2018年からニューヨークで暮らし始めたのですが、最初は英語がほんとうに苦手だったので、言葉を聴く耳と、お喋りする口を閉じてしまったような感覚になったんですね。でもそうすると、視覚が冴え渡っていった。なんでもないと思っていた水の流れの美しさだとか、壁にうつりこむ木の陰だとか、そうしたものに魅了されていき、写真と文章に残すことが増えていきました。そうすると、途端に日常や、感情の解像度がぶわっと上がりはじめた。目が良くなったというよりも、自分の心の小さな変化がよくわかるようになったんだと思います。だから、興奮しながら書いていた20代の頃とは違って、書く行為がセラピーのように変わっていきました。

若い頃に書いていた文章がエナジードリンクのようなものだとしたら、最近はしじみの味噌汁のような……。エナジードリンクであれば細かいことを考えずに量産出来たのですが、今はその日の天候や身体の調子に合わせて都度作っているような感じなので、とにかく時間もかかります。だれかの五臓六腑に染み渡る一杯をつくるのは、なかなか骨が折れたりもします。

でも、それでええんとちゃうかな、というのが今のところの結論です。ゆっくり作って、ゆっくり出す。でも実はこれも、社会への反骨精神なんですよね。「スピード重視ばっかりが正義やないんやで」という気持ちを込めて、ゆっくりと味噌を発酵させ、出汁をとりつつ、しじみの味噌汁をこしらえてます。そうしたものに価値を感じてくださる読者の方に出会えると、あぁ一人じゃなかった! と心から嬉しくなります。

急激な変化は、もちろん家計を痛めます

「とはいえ生活費を稼がねば……」という声が聞こえてきますので、具体的なことも書いておきます。正直、私は味噌作りを始めた頃、文章を書くことでの収入が3分の1ほどに激減しました。ただ、それを見越して他のお仕事を入れていたので、なんとか(本当になんとか)耐えしのぐことができました。いまは、数年前に仕込んでいた味噌もしっかり発酵し、それでこしらえた味噌汁を好きだという方々がお金を払ってくださるようになったので、少しずつ安定してきました。

平凡な日々の中から、どれほどのものが発見できるか

刺激を文章に変換するのは、言ってしまえば簡単なことです。刺激がない、見過ごしそうなほど平凡な日々の中からどれほどの感情を発見できるか? というところが、ものを書く上での醍醐味なんじゃないかなぁ、と私は思っています。もっとも、ここまで全部が私のポジショントークなので、片耳半分に聞いておいてもらえると幸いなのですが!

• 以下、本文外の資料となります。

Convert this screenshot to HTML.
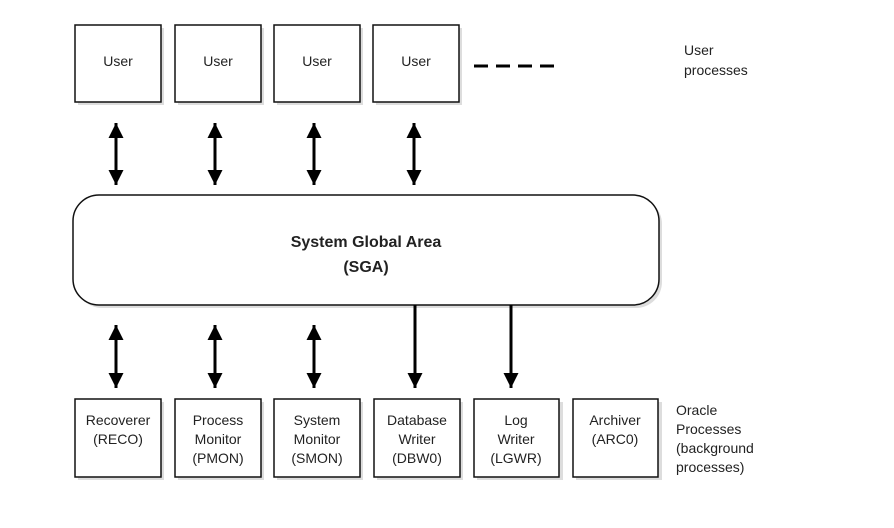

20代とのことで私よりお若いとは思うのですが、でも、自分より若い世代が出てくるとその勢いにびっくりしちゃいますよね。ただ、無理して反骨心を復活させても、きっと本物の反骨心には敵いません。私も、刺激いっぱいの次世代をチラ見しては煌めきを感じつつ、マイペースに味噌作りに励んでおります。今の自分を受け入れて、ゆっくり仕込んでいくのが長寿の秘訣なんじゃないか、なんてことを思います。